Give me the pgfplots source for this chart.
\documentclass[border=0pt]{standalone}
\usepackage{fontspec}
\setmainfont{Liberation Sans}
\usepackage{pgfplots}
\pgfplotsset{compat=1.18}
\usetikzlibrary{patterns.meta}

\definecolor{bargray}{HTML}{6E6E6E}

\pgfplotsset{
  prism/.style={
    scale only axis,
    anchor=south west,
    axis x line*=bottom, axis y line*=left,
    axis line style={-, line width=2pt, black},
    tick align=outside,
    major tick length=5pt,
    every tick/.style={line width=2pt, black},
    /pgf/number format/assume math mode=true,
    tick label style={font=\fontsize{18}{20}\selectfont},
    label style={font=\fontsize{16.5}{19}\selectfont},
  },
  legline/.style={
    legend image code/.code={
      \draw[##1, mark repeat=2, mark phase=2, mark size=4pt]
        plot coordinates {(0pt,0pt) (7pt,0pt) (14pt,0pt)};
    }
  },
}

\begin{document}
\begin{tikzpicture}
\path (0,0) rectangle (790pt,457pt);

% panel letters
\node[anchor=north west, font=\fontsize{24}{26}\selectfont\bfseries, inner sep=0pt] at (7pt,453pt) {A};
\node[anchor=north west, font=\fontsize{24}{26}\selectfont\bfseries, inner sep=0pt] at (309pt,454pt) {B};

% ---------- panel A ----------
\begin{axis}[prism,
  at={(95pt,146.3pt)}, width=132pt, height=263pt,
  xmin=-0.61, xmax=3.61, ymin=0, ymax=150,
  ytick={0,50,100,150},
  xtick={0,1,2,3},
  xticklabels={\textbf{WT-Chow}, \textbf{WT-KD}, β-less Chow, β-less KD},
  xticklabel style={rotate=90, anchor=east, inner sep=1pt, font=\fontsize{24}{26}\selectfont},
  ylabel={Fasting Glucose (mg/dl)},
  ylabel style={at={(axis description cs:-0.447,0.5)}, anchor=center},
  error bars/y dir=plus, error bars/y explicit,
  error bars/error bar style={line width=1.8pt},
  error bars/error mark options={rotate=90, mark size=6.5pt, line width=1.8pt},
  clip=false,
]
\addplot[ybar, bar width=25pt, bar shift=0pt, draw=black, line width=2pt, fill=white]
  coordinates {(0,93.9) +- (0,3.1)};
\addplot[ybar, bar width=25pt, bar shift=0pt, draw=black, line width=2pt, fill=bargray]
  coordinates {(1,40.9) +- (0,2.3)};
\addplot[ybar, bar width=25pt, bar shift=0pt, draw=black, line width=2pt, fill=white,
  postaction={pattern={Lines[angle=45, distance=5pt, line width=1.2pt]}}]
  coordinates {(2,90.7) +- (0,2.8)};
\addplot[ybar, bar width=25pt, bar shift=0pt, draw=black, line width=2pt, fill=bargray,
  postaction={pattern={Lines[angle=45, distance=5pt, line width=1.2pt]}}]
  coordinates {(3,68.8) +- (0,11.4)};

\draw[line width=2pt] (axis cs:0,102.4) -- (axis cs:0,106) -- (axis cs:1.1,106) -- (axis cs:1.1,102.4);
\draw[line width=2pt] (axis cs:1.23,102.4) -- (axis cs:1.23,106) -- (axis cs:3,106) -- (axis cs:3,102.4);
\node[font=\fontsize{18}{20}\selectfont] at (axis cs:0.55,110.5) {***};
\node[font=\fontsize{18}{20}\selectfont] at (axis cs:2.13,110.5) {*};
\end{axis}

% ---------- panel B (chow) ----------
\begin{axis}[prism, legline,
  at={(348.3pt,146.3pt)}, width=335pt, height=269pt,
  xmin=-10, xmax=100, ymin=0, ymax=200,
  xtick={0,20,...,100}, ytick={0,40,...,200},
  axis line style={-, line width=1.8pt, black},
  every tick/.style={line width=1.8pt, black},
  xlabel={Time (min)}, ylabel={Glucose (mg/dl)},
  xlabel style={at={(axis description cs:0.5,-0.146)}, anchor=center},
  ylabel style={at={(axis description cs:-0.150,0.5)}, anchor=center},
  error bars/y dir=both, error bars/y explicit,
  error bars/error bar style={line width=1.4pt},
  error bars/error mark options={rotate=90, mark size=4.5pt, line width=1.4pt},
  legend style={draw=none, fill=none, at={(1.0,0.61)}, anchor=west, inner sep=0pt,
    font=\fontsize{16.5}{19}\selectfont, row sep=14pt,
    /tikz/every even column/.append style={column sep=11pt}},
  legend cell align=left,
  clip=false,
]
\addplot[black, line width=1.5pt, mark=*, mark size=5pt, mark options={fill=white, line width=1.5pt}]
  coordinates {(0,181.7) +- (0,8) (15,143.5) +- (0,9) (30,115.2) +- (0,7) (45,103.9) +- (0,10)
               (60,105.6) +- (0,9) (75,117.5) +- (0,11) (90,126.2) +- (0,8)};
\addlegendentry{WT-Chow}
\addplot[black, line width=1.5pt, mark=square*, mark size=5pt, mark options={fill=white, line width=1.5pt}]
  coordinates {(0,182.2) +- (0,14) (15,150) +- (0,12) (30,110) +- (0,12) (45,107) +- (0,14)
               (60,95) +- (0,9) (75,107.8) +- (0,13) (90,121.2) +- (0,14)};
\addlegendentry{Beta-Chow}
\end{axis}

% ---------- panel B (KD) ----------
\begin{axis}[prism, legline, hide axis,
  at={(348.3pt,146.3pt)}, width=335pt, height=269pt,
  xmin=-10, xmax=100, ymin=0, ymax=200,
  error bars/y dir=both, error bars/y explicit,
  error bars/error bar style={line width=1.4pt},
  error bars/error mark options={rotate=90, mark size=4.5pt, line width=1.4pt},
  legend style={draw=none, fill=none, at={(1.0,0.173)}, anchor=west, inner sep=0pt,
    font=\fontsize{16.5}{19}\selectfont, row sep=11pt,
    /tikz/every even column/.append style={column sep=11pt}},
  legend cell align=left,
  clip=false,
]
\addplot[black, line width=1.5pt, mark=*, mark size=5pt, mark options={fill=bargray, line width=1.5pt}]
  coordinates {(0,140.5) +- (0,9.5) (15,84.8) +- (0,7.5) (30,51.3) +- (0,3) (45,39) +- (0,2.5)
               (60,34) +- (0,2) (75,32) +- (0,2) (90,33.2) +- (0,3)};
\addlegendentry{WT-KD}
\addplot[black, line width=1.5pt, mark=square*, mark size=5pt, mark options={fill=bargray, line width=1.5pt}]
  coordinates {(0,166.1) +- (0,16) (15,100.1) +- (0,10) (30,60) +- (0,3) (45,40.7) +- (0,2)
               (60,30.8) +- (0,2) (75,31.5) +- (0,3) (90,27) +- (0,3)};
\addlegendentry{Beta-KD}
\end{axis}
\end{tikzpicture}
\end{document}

> _Directions for this task_:
Exactly as written, please reproduce the lines from the first line of the data to the line containing "sep=0pt] at (309pt,454pt)", inclusive, and nothing else.

> _Expected answer_:
Give me the pgfplots source for this chart.
\documentclass[border=0pt]{standalone}
\usepackage{fontspec}
\setmainfont{Liberation Sans}
\usepackage{pgfplots}
\pgfplotsset{compat=1.18}
\usetikzlibrary{patterns.meta}

\definecolor{bargray}{HTML}{6E6E6E}

\pgfplotsset{
  prism/.style={
    scale only axis,
    anchor=south west,
    axis x line*=bottom, axis y line*=left,
    axis line style={-, line width=2pt, black},
    tick align=outside,
    major tick length=5pt,
    every tick/.style={line width=2pt, black},
    /pgf/number format/assume math mode=true,
    tick label style={font=\fontsize{18}{20}\selectfont},
    label style={font=\fontsize{16.5}{19}\selectfont},
  },
  legline/.style={
    legend image code/.code={
      \draw[##1, mark repeat=2, mark phase=2, mark size=4pt]
        plot coordinates {(0pt,0pt) (7pt,0pt) (14pt,0pt)};
    }
  },
}

\begin{document}
\begin{tikzpicture}
\path (0,0) rectangle (790pt,457pt);

% panel letters
\node[anchor=north west, font=\fontsize{24}{26}\selectfont\bfseries, inner sep=0pt] at (7pt,453pt) {A};
\node[anchor=north west, font=\fontsize{24}{26}\selectfont\bfseries, inner sep=0pt] at (309pt,454pt) {B};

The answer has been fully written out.